-- Start Source data --

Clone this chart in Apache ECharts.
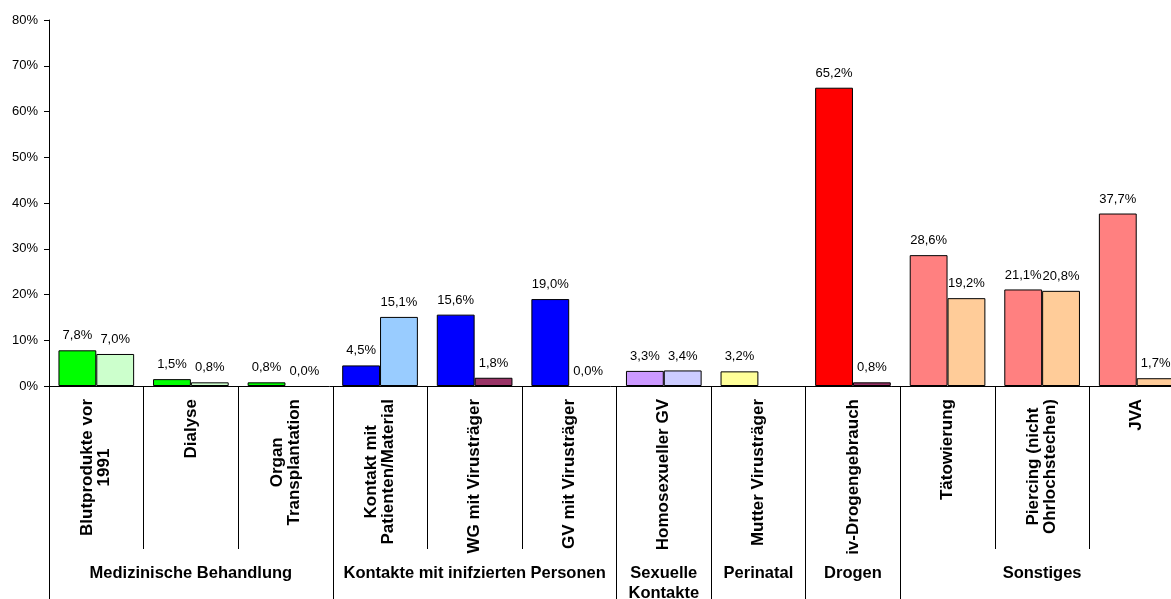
<!DOCTYPE html>
<html>
<head>
<meta charset="utf-8">
<script src="https://cdn.jsdelivr.net/npm/echarts@6/dist/echarts.min.js"></script>
<style>
  html, body { margin: 0; padding: 0; background: #fff; }
  #chart { width: 1171px; height: 599px; }
</style>
</head>
<body>
<div id="chart"></div>
<script>
// categories (second axis level) and their groups (first level)
const categories = [
  'Blutprodukte vor\n1991', 'Dialyse', 'Organ\nTransplantation',
  'Kontakt mit\nPatienten/Material', 'WG mit Virusträger', 'GV mit Virusträger',
  'Homosexueller GV', 'Mutter Virusträger', 'iv-Drogengebrauch',
  'Tätowierung', 'Piercing (nicht\nOhrlochstechen)', 'JVA'
];
const groupNames = [
  'Medizinische Behandlung', 'Kontakte mit inifzierten Personen',
  'Sexuelle\nKontakte', 'Perinatal', 'Drogen', 'Sonstiges'
];
const groupSizes = [3, 3, 1, 1, 1, 3];

// values in percent
const valuesA = [7.8, 1.5, 0.8, 4.5, 15.6, 19.0, 3.3, 3.2, 65.2, 28.6, 21.1, 37.7];
const valuesB = [7.0, 0.8, 0.0, 15.1, 1.8, 0.0, 3.4, null, 0.8, 19.2, 20.8, 1.7];

const yTicks = [0, 10, 20, 30, 40, 50, 60, 70, 80];

// bar colours per category
const colorsA = ['#00FF00', '#00FF00', '#00FF00', '#0000FF', '#0000FF', '#0000FF',
  '#CC99FF', '#FFFF99', '#FF0000', '#FF8080', '#FF8080', '#FF8080'];
const colorsB = ['#CCFFCC', '#CCFFCC', '#CCFFCC', '#99CCFF', '#993366', '#993366',
  '#CCCCFF', '#FFFF99', '#993366', '#FFCC99', '#FFCC99', '#FFCC99'];

const FONT = '"Liberation Sans", Arial, sans-serif';
const fmt = v => v.toFixed(1).replace('.', ',') + '%';

// group start indices and middle index for the group label
const groupStart = [];
const groupLabelAt = {};
let pos = 0;
groupSizes.forEach((n, g) => {
  groupStart.push(pos);
  groupLabelAt[pos + Math.floor(n / 2)] = groupNames[g];
  pos += n;
});

function barData(values, colors) {
  return values.map((v, i) => ({
    value: v,
    itemStyle: { color: colors[i], borderWidth: v === 0 ? 0 : 1 }
  }));
}

const barLabel = {
  show: true,
  position: 'top',
  distance: 8,
  fontFamily: FONT,
  fontSize: 13,
  color: '#000',
  formatter: p => (p.value == null ? '' : fmt(p.value))
};

const chart = echarts.init(document.getElementById('chart'), null, { renderer: 'canvas' });

chart.setOption({
  backgroundColor: '#fff',
  animation: false,
  grid: { left: 49, top: 20, width: 1135, bottom: 213, containLabel: false, outerBoundsMode: 'none' },
  xAxis: [
    {
      type: 'category',
      data: categories,
      axisLine: { lineStyle: { color: '#000', width: 1 } },
      axisTick: { show: true, interval: 0, length: 163, lineStyle: { color: '#000', width: 1 } },
      axisLabel: {
        interval: 0,
        rotate: 90,
        margin: 13,
        formatter: v => v.split('\n').map(s => '{c|' + s + '}').join('\n'),
        rich: {
          c: { align: 'center', fontFamily: FONT, fontSize: 17, fontWeight: 'bold', color: '#000', lineHeight: 17 }
        }
      }
    },
    {
      type: 'category',
      data: categories,
      position: 'bottom',
      axisLine: { show: false },
      axisTick: {
        show: true,
        interval: idx => groupStart.indexOf(idx) >= 0,
        length: 230,
        lineStyle: { color: '#000', width: 1 }
      },
      axisLabel: {
        interval: 0,
        margin: 177,
        fontFamily: FONT,
        fontSize: 16.5,
        fontWeight: 'bold',
        color: '#000',
        lineHeight: 20,
        formatter: (v, i) => groupLabelAt[i] || ''
      }
    }
  ],
  yAxis: {
    type: 'value',
    min: yTicks[0],
    max: yTicks[yTicks.length - 1],
    interval: 10,
    splitLine: { show: false },
    axisLine: { show: true, lineStyle: { color: '#000', width: 1 } },
    axisTick: { show: true, length: 5, lineStyle: { color: '#000' } },
    axisLabel: {
      margin: 11,
      fontFamily: FONT,
      fontSize: 13,
      color: '#000',
      formatter: v => v + '%'
    }
  },
  series: [
    {
      type: 'bar',
      data: barData(valuesA, colorsA),
      barGap: '0%',
      barCategoryGap: '20%',
      itemStyle: { borderColor: '#000' },
      label: barLabel
    },
    {
      type: 'bar',
      data: barData(valuesB, colorsB),
      barGap: '0%',
      barCategoryGap: '20%',
      itemStyle: { borderColor: '#000' },
      label: barLabel
    }
  ]
});
</script>
</body>
</html>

-- End Source data --

(Exercise):
Repeat the lines above exactly, and keep every picture out.

(Solution for this task):
Clone this chart in Apache ECharts.
<!DOCTYPE html>
<html>
<head>
<meta charset="utf-8">
<script src="https://cdn.jsdelivr.net/npm/echarts@6/dist/echarts.min.js"></script>
<style>
  html, body { margin: 0; padding: 0; background: #fff; }
  #chart { width: 1171px; height: 599px; }
</style>
</head>
<body>
<div id="chart"></div>
<script>
// categories (second axis level) and their groups (first level)
const categories = [
  'Blutprodukte vor\n1991', 'Dialyse', 'Organ\nTransplantation',
  'Kontakt mit\nPatienten/Material', 'WG mit Virusträger', 'GV mit Virusträger',
  'Homosexueller GV', 'Mutter Virusträger', 'iv-Drogengebrauch',
  'Tätowierung', 'Piercing (nicht\nOhrlochstechen)', 'JVA'
];
const groupNames = [
  'Medizinische Behandlung', 'Kontakte mit inifzierten Personen',
  'Sexuelle\nKontakte', 'Perinatal', 'Drogen', 'Sonstiges'
];
const groupSizes = [3, 3, 1, 1, 1, 3];

// values in percent
const valuesA = [7.8, 1.5, 0.8, 4.5, 15.6, 19.0, 3.3, 3.2, 65.2, 28.6, 21.1, 37.7];
const valuesB = [7.0, 0.8, 0.0, 15.1, 1.8, 0.0, 3.4, null, 0.8, 19.2, 20.8, 1.7];

const yTicks = [0, 10, 20, 30, 40, 50, 60, 70, 80];

// bar colours per category
const colorsA = ['#00FF00', '#00FF00', '#00FF00', '#0000FF', '#0000FF', '#0000FF',
  '#CC99FF', '#FFFF99', '#FF0000', '#FF8080', '#FF8080', '#FF8080'];
const colorsB = ['#CCFFCC', '#CCFFCC', '#CCFFCC', '#99CCFF', '#993366', '#993366',
  '#CCCCFF', '#FFFF99', '#993366', '#FFCC99', '#FFCC99', '#FFCC99'];

const FONT = '"Liberation Sans", Arial, sans-serif';
const fmt = v => v.toFixed(1).replace('.', ',') + '%';

// group start indices and middle index for the group label
const groupStart = [];
const groupLabelAt = {};
let pos = 0;
groupSizes.forEach((n, g) => {
  groupStart.push(pos);
  groupLabelAt[pos + Math.floor(n / 2)] = groupNames[g];
  pos += n;
});

function barData(values, colors) {
  return values.map((v, i) => ({
    value: v,
    itemStyle: { color: colors[i], borderWidth: v === 0 ? 0 : 1 }
  }));
}

const barLabel = {
  show: true,
  position: 'top',
  distance: 8,
  fontFamily: FONT,
  fontSize: 13,
  color: '#000',
  formatter: p => (p.value == null ? '' : fmt(p.value))
};

const chart = echarts.init(document.getElementById('chart'), null, { renderer: 'canvas' });

chart.setOption({
  backgroundColor: '#fff',
  animation: false,
  grid: { left: 49, top: 20, width: 1135, bottom: 213, containLabel: false, outerBoundsMode: 'none' },
  xAxis: [
    {
      type: 'category',
      data: categories,
      axisLine: { lineStyle: { color: '#000', width: 1 } },
      axisTick: { show: true, interval: 0, length: 163, lineStyle: { color: '#000', width: 1 } },
      axisLabel: {
        interval: 0,
        rotate: 90,
        margin: 13,
        formatter: v => v.split('\n').map(s => '{c|' + s + '}').join('\n'),
        rich: {
          c: { align: 'center', fontFamily: FONT, fontSize: 17, fontWeight: 'bold', color: '#000', lineHeight: 17 }
        }
      }
    },
    {
      type: 'category',
      data: categories,
      position: 'bottom',
      axisLine: { show: false },
      axisTick: {
        show: true,
        interval: idx => groupStart.indexOf(idx) >= 0,
        length: 230,
        lineStyle: { color: '#000', width: 1 }
      },
      axisLabel: {
        interval: 0,
        margin: 177,
        fontFamily: FONT,
        fontSize: 16.5,
        fontWeight: 'bold',
        color: '#000',
        lineHeight: 20,
        formatter: (v, i) => groupLabelAt[i] || ''
      }
    }
  ],
  yAxis: {
    type: 'value',
    min: yTicks[0],
    max: yTicks[yTicks.length - 1],
    interval: 10,
    splitLine: { show: false },
    axisLine: { show: true, lineStyle: { color: '#000', width: 1 } },
    axisTick: { show: true, length: 5, lineStyle: { color: '#000' } },
    axisLabel: {
      margin: 11,
      fontFamily: FONT,
      fontSize: 13,
      color: '#000',
      formatter: v => v + '%'
    }
  },
  series: [
    {
      type: 'bar',
      data: barData(valuesA, colorsA),
      barGap: '0%',
      barCategoryGap: '20%',
      itemStyle: { borderColor: '#000' },
      label: barLabel
    },
    {
      type: 'bar',
      data: barData(valuesB, colorsB),
      barGap: '0%',
      barCategoryGap: '20%',
      itemStyle: { borderColor: '#000' },
      label: barLabel
    }
  ]
});
</script>
</body>
</html>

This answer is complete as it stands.